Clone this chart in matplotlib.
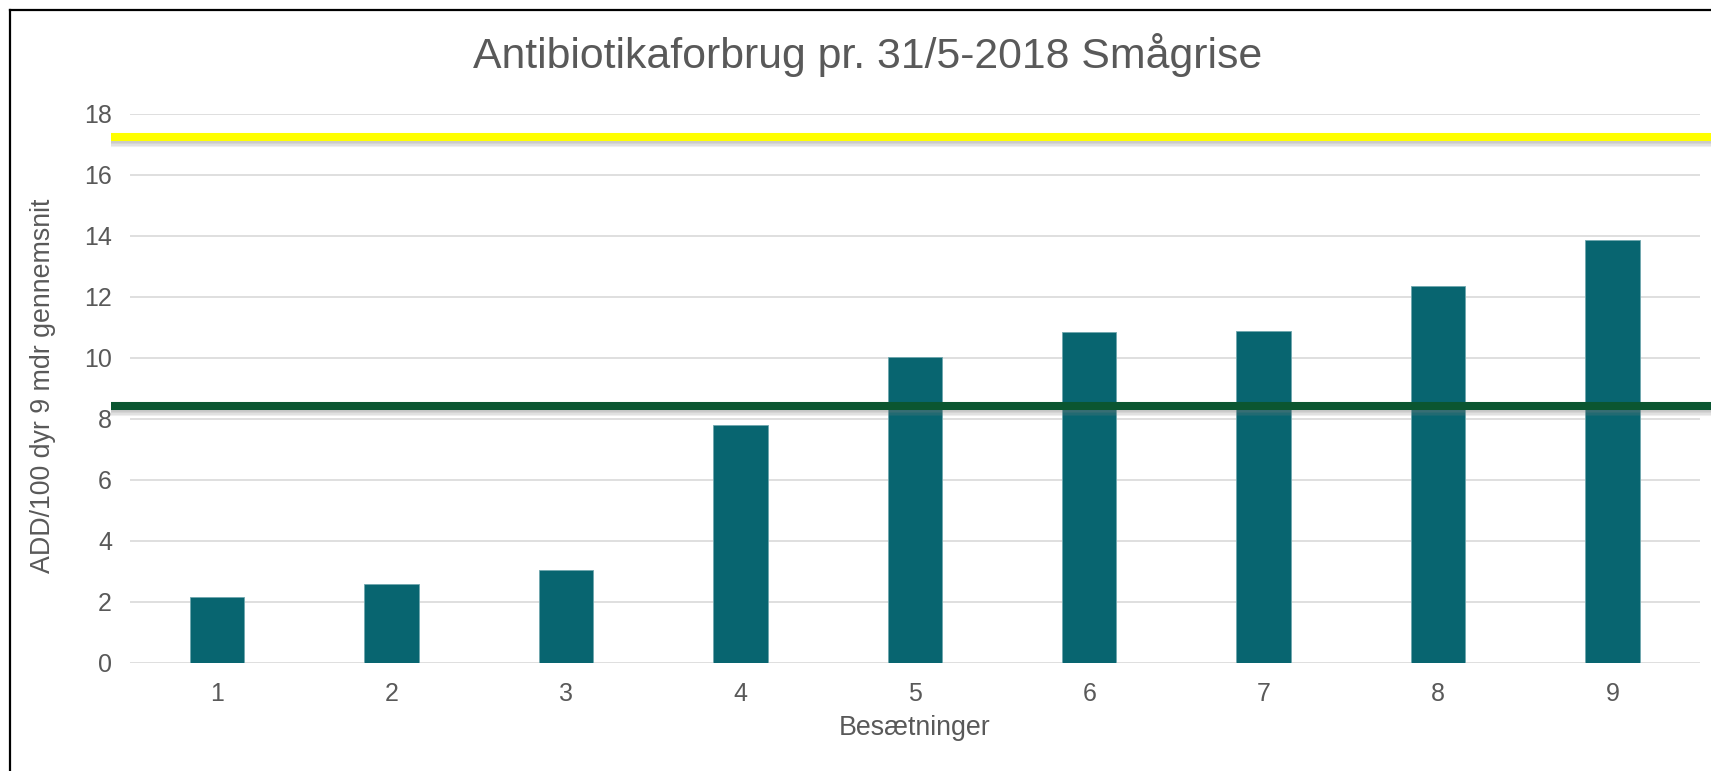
import matplotlib.pyplot as plt
import matplotlib.patheffects as pe
from matplotlib.lines import Line2D

plt.rcParams['font.family'] = ['Liberation Sans', 'DejaVu Sans']

# data
besaetninger = ['1', '2', '3', '4', '5', '6', '7', '8', '9']
add_values = [2.14, 2.58, 3.05, 7.79, 10.03, 10.83, 10.87, 12.35, 13.86]
yellow_level = 17.24
green_level = 8.42
yticks = [0, 2, 4, 6, 8, 10, 12, 14, 16, 18]

W, H = 1711, 771
fig = plt.figure(figsize=(W / 100, H / 100), dpi=100)
fig.patch.set_facecolor('white')

# plot area in pixels
left, right, bottom, top = 130, 1699.6, 662.7, 113.5
ax = fig.add_axes([left / W, 1 - bottom / H, (right - left) / W, (bottom - top) / H])

text_col = '#595959'
x = list(range(len(besaetninger)))
ax.bar(x, add_values, width=0.3125, color='#086570', edgecolor='#6FA7AE',
       linewidth=0.6, zorder=2)

ax.set_xlim(-0.5, len(besaetninger) - 0.5)
ax.set_ylim(0, 18)
ax.set_yticks(yticks)
ax.set_xticks(x)
ax.set_xticklabels(besaetninger)
ax.grid(axis='y', color='#D9D9D9', linewidth=1.2, zorder=0)
ax.set_axisbelow(True)
for s in ax.spines.values():
    s.set_visible(False)
ax.tick_params(axis='both', length=0, labelsize=18, colors=text_col)
ax.tick_params(axis='y', pad=13)
ax.tick_params(axis='x', pad=14)

# reference lines, start a bit left of the plot area, run off the right edge
x0 = -0.5 - 19 / 174.4
x1 = len(besaetninger) + 1
# soft drop shadow built from a few faint offset copies
shadow = [pe.SimpleLineShadow(offset=(0, -o), shadow_color='#808080', alpha=0.12)
          for o in (1.5, 2.5, 3.5, 4.5)] + [pe.Normal()]
ax.plot([x0, x1], [yellow_level] * 2, color='#FFFF00', lw=5.8,
        solid_capstyle='butt', clip_on=False, zorder=4, path_effects=shadow)
ax.plot([x0, x1], [green_level] * 2, color='#0B5631', lw=5.8,
        solid_capstyle='butt', clip_on=False, zorder=4, path_effects=shadow)

fig.text(868 / W, 1 - 55 / H, 'Antibiotikaforbrug pr. 31/5-2018 Smågrise',
         ha='center', va='center', fontsize=30.8, color=text_col)
fig.text(43 / W, 1 - 386 / H, 'ADD/100 dyr 9 mdr gennemsnit', rotation=90,
         ha='center', va='center', fontsize=19.3, color=text_col)
fig.text((left + right) / 2 / W, 1 - 728 / H, 'Besætninger',
         ha='center', va='center', fontsize=19.3, color=text_col)

# chart-area border (only top and left edges fall inside the image)
fig.add_artist(Line2D([10 / W, 10 / W], [0, 1 - 10 / H], color='black', lw=1.6,
                      transform=fig.transFigure))
fig.add_artist(Line2D([10 / W, 1], [1 - 10 / H, 1 - 10 / H], color='black', lw=1.6,
                      transform=fig.transFigure))

fig.savefig('out.png', dpi=100)
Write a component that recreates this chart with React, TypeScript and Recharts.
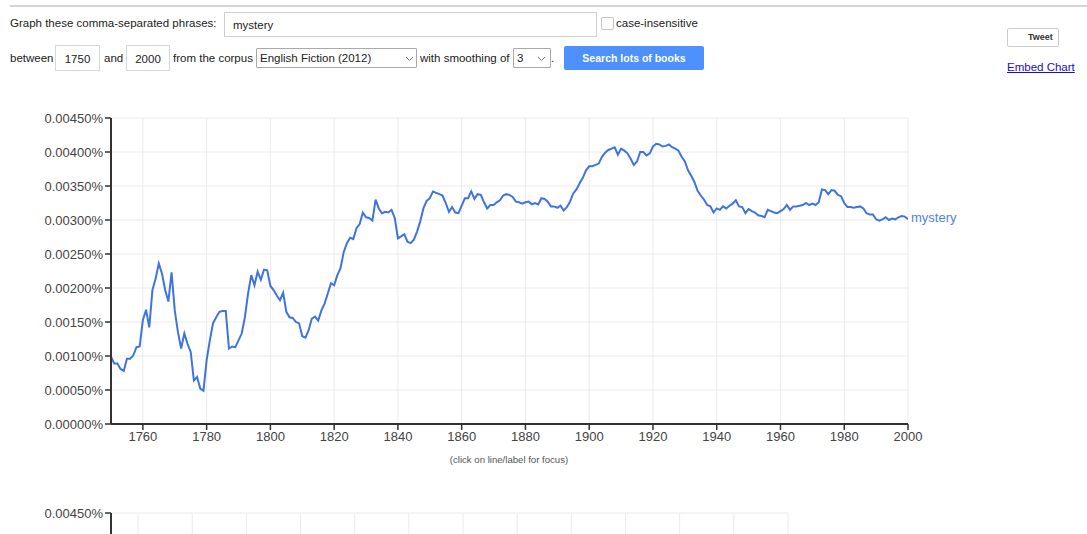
import React from 'react';
import { LineChart, Line, XAxis, YAxis, CartesianGrid } from 'recharts';

// Frequency of "mystery" in thousandths of a percent (0.001%), one value per year from 1750 to 2000
const startYear = 1750;
const mysteryValues: number[] = [
  0.99, 0.89, 0.89, 0.81, 0.78, 0.96, 0.96, 1.01, 1.13, 1.14,
  1.53, 1.68, 1.42, 1.97, 2.14, 2.36, 2.21, 1.97, 1.80, 2.23,
  1.67, 1.35, 1.11, 1.33, 1.18, 1.06, 0.64, 0.69, 0.52, 0.49,
  0.94, 1.23, 1.48, 1.57, 1.65, 1.66, 1.66, 1.11, 1.14, 1.13,
  1.23, 1.33, 1.57, 1.92, 2.19, 2.04, 2.24, 2.12, 2.27, 2.26,
  2.03, 1.97, 1.89, 1.82, 1.93, 1.65, 1.57, 1.56, 1.50, 1.48,
  1.29, 1.27, 1.38, 1.55, 1.58, 1.52, 1.67, 1.77, 1.92, 2.07,
  2.04, 2.19, 2.29, 2.53, 2.66, 2.74, 2.72, 2.88, 2.94, 3.11,
  3.04, 3.03, 2.99, 3.30, 3.17, 3.10, 3.12, 3.11, 3.15, 3.03,
  2.73, 2.76, 2.79, 2.68, 2.66, 2.71, 2.83, 2.98, 3.17, 3.28,
  3.32, 3.42, 3.40, 3.38, 3.36, 3.25, 3.12, 3.19, 3.11, 3.10,
  3.21, 3.32, 3.32, 3.42, 3.31, 3.38, 3.37, 3.26, 3.17, 3.22,
  3.22, 3.26, 3.29, 3.36, 3.38, 3.37, 3.34, 3.27, 3.26, 3.24,
  3.26, 3.27, 3.23, 3.25, 3.23, 3.32, 3.31, 3.27, 3.20, 3.20,
  3.18, 3.21, 3.14, 3.19, 3.27, 3.39, 3.45, 3.54, 3.62, 3.73,
  3.79, 3.79, 3.81, 3.83, 3.93, 3.99, 4.03, 4.05, 4.07, 3.96,
  4.05, 4.02, 3.98, 3.90, 3.81, 3.86, 4.00, 4.00, 3.95, 3.98,
  4.08, 4.12, 4.11, 4.08, 4.09, 4.11, 4.07, 4.05, 4.02, 3.93,
  3.86, 3.73, 3.65, 3.56, 3.43, 3.36, 3.30, 3.22, 3.20, 3.11,
  3.17, 3.15, 3.20, 3.17, 3.21, 3.24, 3.29, 3.20, 3.19, 3.10,
  3.16, 3.13, 3.11, 3.07, 3.06, 3.04, 3.15, 3.13, 3.11, 3.10,
  3.13, 3.16, 3.22, 3.15, 3.20, 3.20, 3.21, 3.22, 3.25, 3.22,
  3.24, 3.22, 3.26, 3.45, 3.44, 3.38, 3.44, 3.43, 3.37, 3.35,
  3.25, 3.19, 3.19, 3.18, 3.19, 3.20, 3.17, 3.10, 3.08, 3.08,
  3.01, 2.99, 3.01, 3.04, 3.00, 3.02, 3.01, 3.04, 3.06, 3.05,
  3.01,
];

const xTicks = [1760, 1780, 1800, 1820, 1840, 1860, 1880, 1900, 1920, 1940, 1960, 1980, 2000];
const yTicks = [0, 0.5, 1, 1.5, 2, 2.5, 3, 3.5, 4, 4.5];
const secondYTicks = [4.5];
const seriesName = 'mystery';

const data = mysteryValues.map((v, i) => ({ year: startYear + i, value: v }));

const FONT = 'Arial, "Liberation Sans", sans-serif';
const LINE_COLOR = '#3f74e0';
const LABEL_COLOR = '#4f83ea';
const UI_FONT = 11.5;

const fmtY = (v: number) => (v / 1000).toFixed(5) + '%';

const EndLabel = (props: any) => {
  const { x, y, index } = props;
  if (index !== mysteryValues.length - 1) return null;
  return (
    <text x={x + 3} y={y} dy={3} fill={LABEL_COLOR} fontSize={13} fontFamily={FONT}>
      {seriesName}
    </text>
  );
};

const EmptyTick = () => <g />;

const Chevron = ({ left }: { left: number }) => (
  <svg width={9} height={6} style={{ position: 'absolute', left, top: 7 }}>
    <polyline points="1,1 4.5,4.5 8,1" fill="none" stroke="#777" strokeWidth={1} />
  </svg>
);

const txt = (left: number, top: number, s: string, extra: React.CSSProperties = {}) => (
  <div style={{ position: 'absolute', left, top, fontSize: UI_FONT, lineHeight: '14px', color: '#222', whiteSpace: 'nowrap', ...extra }}>{s}</div>
);

const tickStyle = { fill: '#444', fontSize: 13, fontFamily: FONT };

export default function App() {
  return (
    <div style={{ position: 'absolute', left: 0, top: 0, width: 1087, height: 534, overflow: 'hidden', background: '#fff', fontFamily: FONT }}>
      <div style={{ position: 'absolute', left: 10, top: 5, width: 1077, height: 2, background: '#d4d4d4' }} />

      {txt(10, 16, 'Graph these comma-separated phrases:')}
      <div style={{ position: 'absolute', left: 224, top: 12, width: 371, height: 23, border: '1px solid #cfcfcf' }}>
        <div style={{ position: 'absolute', left: 8, top: 5, fontSize: UI_FONT, lineHeight: '14px', color: '#222' }}>mystery</div>
      </div>
      <div style={{ position: 'absolute', left: 601, top: 17, width: 11, height: 11, border: '1px solid #c4c4c4', borderRadius: 2 }} />
      {txt(616, 16, 'case-insensitive')}

      {txt(10, 51, 'between')}
      <div style={{ position: 'absolute', left: 55, top: 45, width: 43, height: 24, border: '1px solid #d8d8d8' }}>
        <div style={{ position: 'absolute', left: 0, width: 43, top: 6, textAlign: 'center', fontSize: UI_FONT, lineHeight: '14px', color: '#222' }}>1750</div>
      </div>
      {txt(104, 51, 'and')}
      <div style={{ position: 'absolute', left: 126, top: 45, width: 42, height: 24, border: '1px solid #d8d8d8' }}>
        <div style={{ position: 'absolute', left: 0, width: 42, top: 6, textAlign: 'center', fontSize: UI_FONT, lineHeight: '14px', color: '#222' }}>2000</div>
      </div>
      {txt(173, 51, 'from the corpus')}
      <div style={{ position: 'absolute', left: 256, top: 48, width: 159, height: 18, border: '1px solid #a9a9a9', borderRadius: 1 }}>
        <div style={{ position: 'absolute', left: 3, top: 2, fontSize: UI_FONT, lineHeight: '14px', color: '#222', whiteSpace: 'nowrap' }}>English Fiction (2012)</div>
        <Chevron left={148} />
      </div>
      {txt(420, 51, 'with smoothing of')}
      <div style={{ position: 'absolute', left: 513, top: 48, width: 36, height: 18, border: '1px solid #a9a9a9', borderRadius: 1 }}>
        <div style={{ position: 'absolute', left: 3, top: 2, fontSize: UI_FONT, lineHeight: '14px', color: '#222' }}>3</div>
        <Chevron left={23} />
      </div>
      {txt(551, 51, '.')}
      <div style={{ position: 'absolute', left: 564, top: 46, width: 140, height: 24, background: '#4d90fe', borderRadius: 2 }}>
        <div style={{ position: 'absolute', left: 0, width: 140, top: 5, textAlign: 'center', fontSize: 10.5, lineHeight: '14px', color: '#fff', fontWeight: 'bold' }}>Search lots of books</div>
      </div>

      <div style={{ position: 'absolute', left: 1007, top: 28, width: 50, height: 17, border: '1px solid #cccccc', borderRadius: 2 }}>
        <div style={{ position: 'absolute', left: 20, top: 3, fontSize: 9, lineHeight: '11px', color: '#333', fontWeight: 'bold' }}>Tweet</div>
      </div>
      {txt(1007, 60, 'Embed Chart', { color: '#1a0dcc', textDecoration: 'underline' })}

      <div style={{ position: 'absolute', left: 0, top: 0 }}>
        <LineChart width={1087} height={470} data={data} margin={{ top: 118, right: 179, bottom: 16, left: 11 }}>
          <CartesianGrid stroke="#ebebeb" strokeWidth={1} />
          <XAxis
            dataKey="year"
            type="number"
            domain={[1750, 2000]}
            ticks={xTicks}
            interval={0}
            height={30}
            tick={tickStyle}
            axisLine={{ stroke: '#333', strokeWidth: 2 }}
            tickLine={{ stroke: '#333', strokeWidth: 1.5 }}
            allowDataOverflow
          />
          <YAxis
            type="number"
            domain={[0, 4.5]}
            ticks={yTicks}
            interval={0}
            width={100}
            tick={tickStyle}
            tickFormatter={fmtY}
            axisLine={{ stroke: '#333', strokeWidth: 2 }}
            tickLine={{ stroke: '#333', strokeWidth: 1.5 }}
          />
          <Line
            type="linear"
            dataKey="value"
            stroke={LINE_COLOR}
            strokeWidth={2}
            dot={false}
            isAnimationActive={false}
            label={<EndLabel />}
          />
        </LineChart>
      </div>

      <div style={{ position: 'absolute', left: 0, top: 454, width: 1018, textAlign: 'center', fontSize: 9.6, lineHeight: '12px', color: '#555' }}>
        (click on line/label for focus)
      </div>

      <div style={{ position: 'absolute', left: 0, top: 503 }}>
        <LineChart width={1087} height={340} data={data} margin={{ top: 10, right: 299, bottom: 0, left: 11 }}>
          <CartesianGrid stroke="#ebebeb" strokeWidth={1} />
          <XAxis
            dataKey="year"
            type="number"
            domain={[1750, 2000]}
            ticks={xTicks}
            interval={0}
            height={30}
            tick={<EmptyTick />}
            axisLine={{ stroke: '#333', strokeWidth: 2 }}
            tickLine={{ stroke: '#333', strokeWidth: 1.5 }}
          />
          <YAxis
            type="number"
            domain={[0, 4.5]}
            ticks={secondYTicks}
            interval={0}
            width={100}
            tick={tickStyle}
            tickFormatter={fmtY}
            axisLine={{ stroke: '#333', strokeWidth: 2 }}
            tickLine={{ stroke: '#333', strokeWidth: 1.5 }}
          />
          <Line type="linear" dataKey="value" stroke={LINE_COLOR} strokeWidth={2} dot={false} isAnimationActive={false} />
        </LineChart>
      </div>
    </div>
  );
}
□ □ □
(Exercise prompt) Which lines contain the word "React"? Copy each one.

(Result)
Write a component that recreates this chart with React, TypeScript and Recharts.
import React from 'react';
const txt = (left: number, top: number, s: string, extra: React.CSSProperties = {}) => (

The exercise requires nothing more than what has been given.